Facile Fabrication of Tough, Low-Temperature Flexible Conductive Hydrogels via Solvent Competition-Induced Crystallization

Abstract

Traditional hydrogels face significant limitations in practical applications due to their inherent weaknesses in mechanical strength, functional versatility, and environmental stability. Here, we develop a solvent competition-induced crystallization strategy for one-step fabrication of multifunctional poly(vinyl alcohol)-poly(acrylic acid) (PVA–PAA) hydrogels. By precisely controlling the phase separation process through the differential solubility of PVA in dimethyl sulfoxide–water binary solvents and PAA-mediated regulation, we construct a hydrogen-bond-cross-linked network with uniformly distributed crystalline domains. The resulting hydrogel exhibits exceptional mechanical properties comparable to natural rubber, including remarkable toughness (14 MJ/m³), high tensile strength (3.68 MPa), and extreme stretchability (>950%). Beyond mechanical robustness, the material demonstrates multifunctional integration, featuring intrinsic ionic conductivity (0.27 S/m) with simultaneous antibacterial efficacy (≈80% inhibition against S. aureus), cryoprotective capability for stable operation at −70 °C, and long-term moisture retention (85% after 4 days).
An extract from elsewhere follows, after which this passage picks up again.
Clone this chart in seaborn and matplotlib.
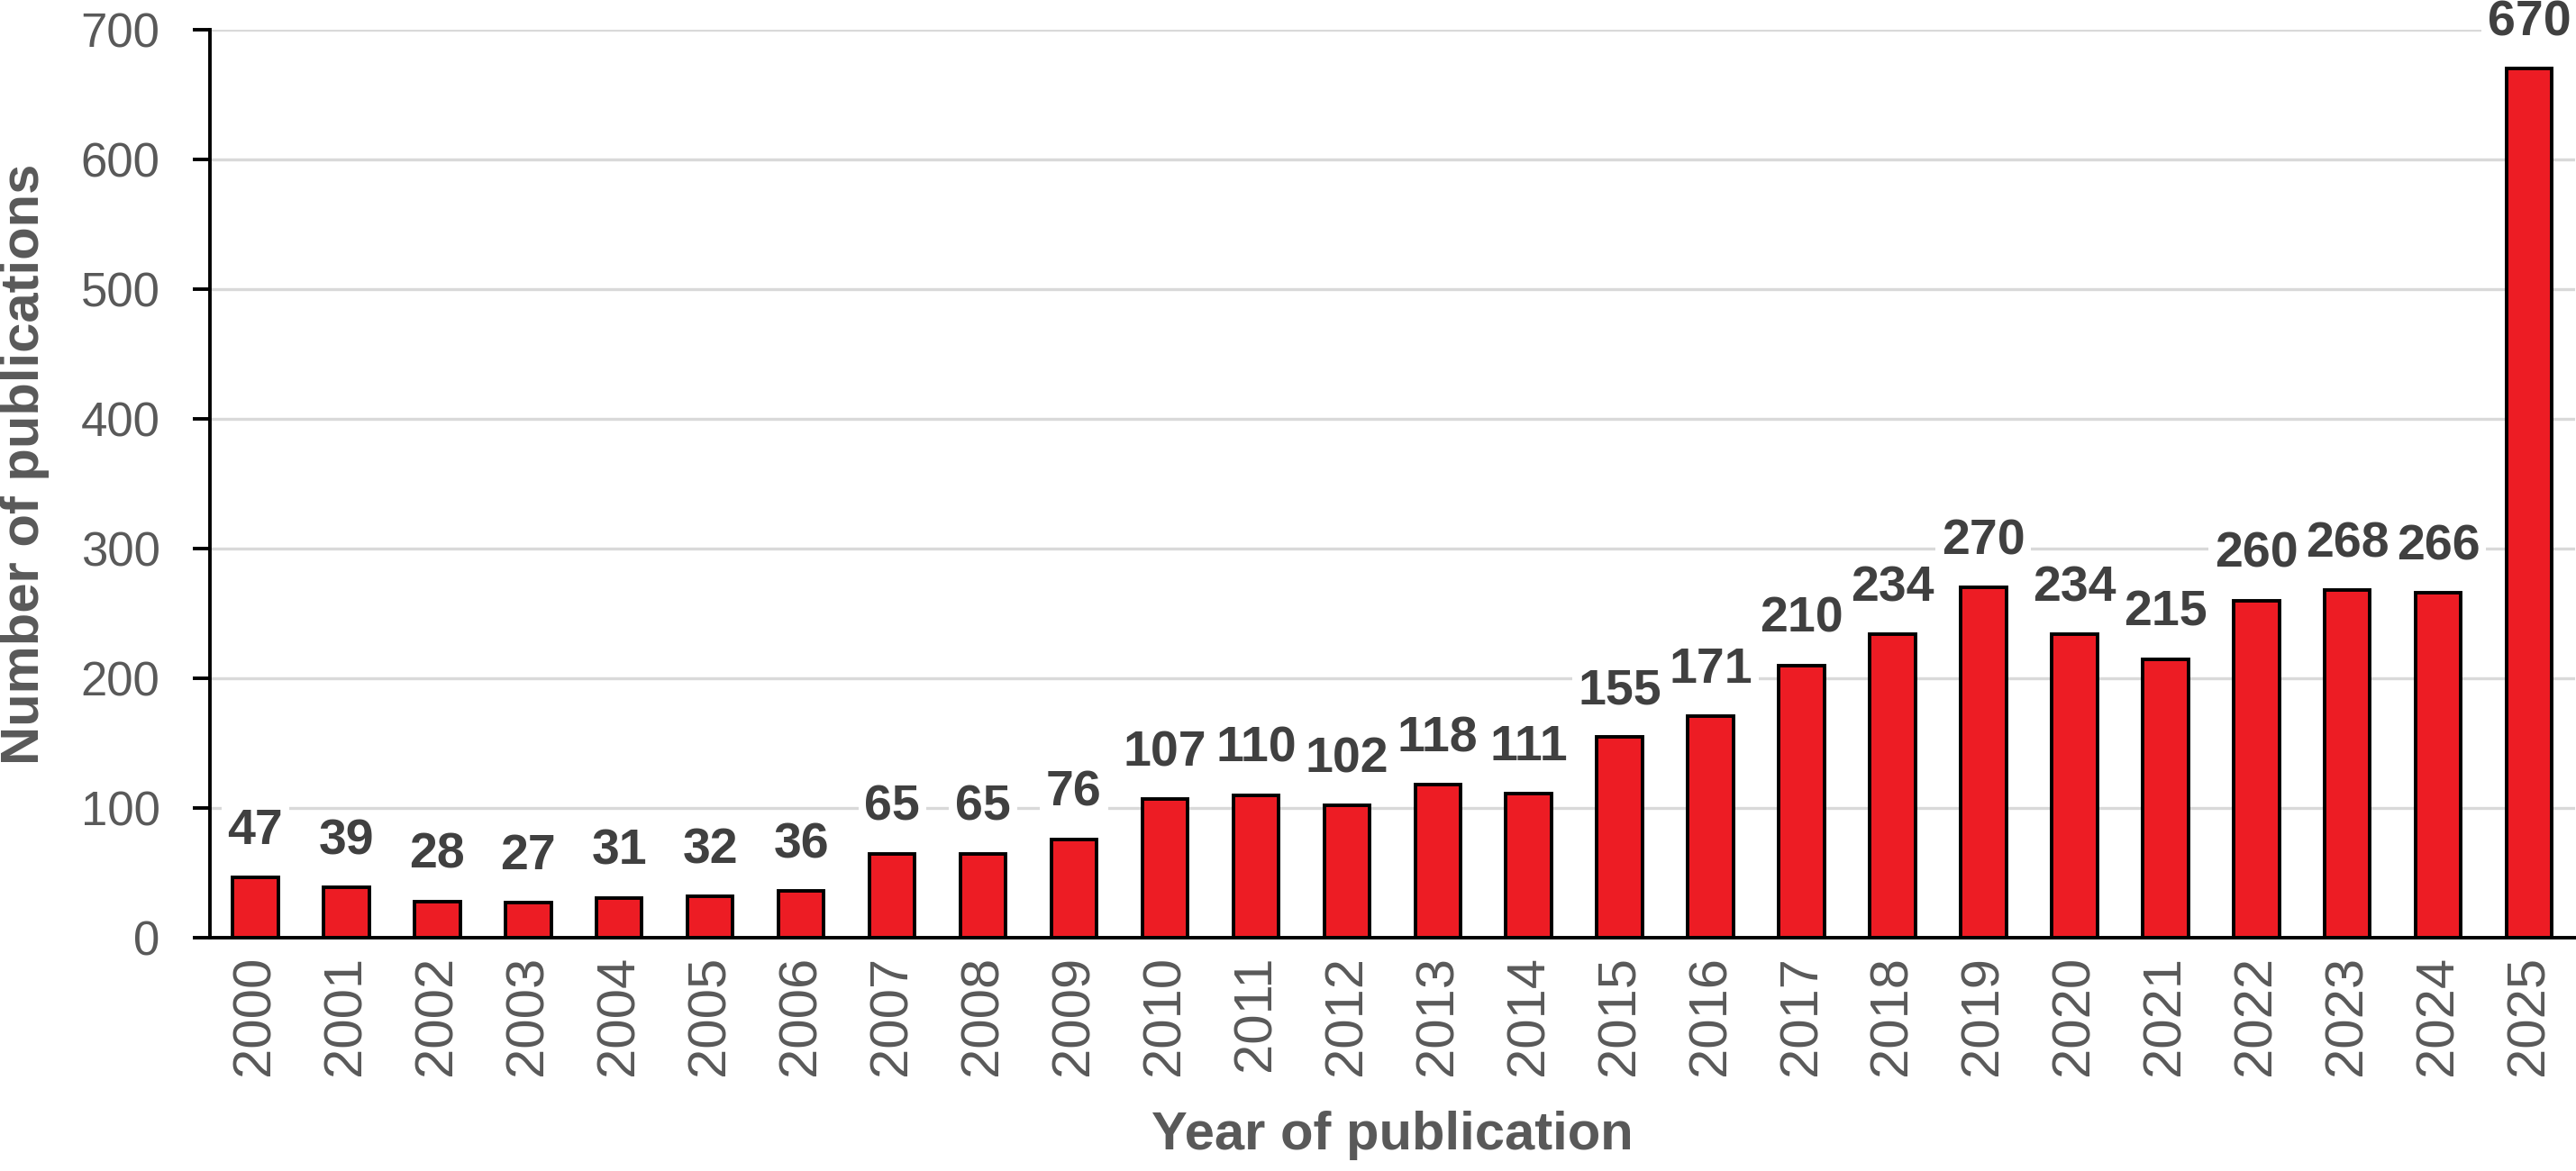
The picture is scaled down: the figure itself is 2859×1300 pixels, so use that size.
import matplotlib
matplotlib.use("Agg")
import matplotlib.pyplot as plt
import seaborn as sns
import pandas as pd

years = [str(y) for y in range(2000, 2026)]
counts = [47, 39, 28, 27, 31, 32, 36, 65, 65, 76, 107, 110, 102, 118, 111,
          155, 171, 210, 234, 270, 234, 215, 260, 268, 266, 670]
y_ticks = [0, 100, 200, 300, 400, 500, 600, 700]
x_title = "Year of publication"
y_title = "Number of publications"

sns.set_theme(style="white")
plt.rcParams['font.family'] = ['Liberation Sans', 'DejaVu Sans']

df = pd.DataFrame({"year": years, "count": counts})

fig = plt.figure(figsize=(28.59, 13), dpi=100)
ax = fig.add_axes([0.0815, 0.199, 0.918, 0.7756])

sns.barplot(data=df, x="year", y="count", color="#ED1C24", saturation=1,
            width=0.5, edgecolor="black", linewidth=2.8, ax=ax, zorder=3)

ax.set_ylim(0, 700)
ax.set_xlim(-0.5, len(years) - 0.5)
ax.set_yticks(y_ticks)
ax.yaxis.grid(True, color="#d9d9d9", linewidth=2.4, zorder=0)
ax.set_axisbelow(True)

for s in ["top", "right"]:
    ax.spines[s].set_visible(False)
for s in ["left", "bottom"]:
    ax.spines[s].set_color("black")
    ax.spines[s].set_linewidth(2.8)
    ax.spines[s].set_zorder(4)

ax.tick_params(axis="y", which="major", direction="out", length=14, width=2.8,
               color="black", labelsize=38, labelcolor="#595959", pad=26, left=True)
ax.tick_params(axis="x", which="major", length=0, labelsize=43,
               labelcolor="#595959", pad=14, rotation=90, bottom=False)

for i, v in enumerate(counts):
    ax.annotate(str(v), (i, v), xytext=(0, 18), textcoords="offset points",
                ha="center", va="bottom", fontsize=40, fontweight="bold",
                color="#404040", zorder=5, annotation_clip=False,
                bbox=dict(boxstyle="square,pad=0.12", fc="white", ec="none"))

ax.set_xlabel(x_title, fontsize=43, fontweight="bold", color="#595959")
ax.xaxis.set_label_coords(0.5, -0.19)
ax.set_ylabel(y_title, fontsize=43, fontweight="bold", color="#595959")
ax.yaxis.set_label_coords(-0.068, 0.522)

fig.savefig("out.png", dpi=100)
When employed as a flexible strain sensor, the hydrogel maintains stable sensitivity (gauge factor = 1.23) across 0–500% strain, even under extreme cryogenic conditions. This study not only advances a fundamental understanding of solvent-mediated crystallization dynamics but also establishes a versatile platform for developing robust, environmentally adaptive hydrogels through a facile fabrication process, thereby addressing critical challenges in wearable electronics and biosensing technologies.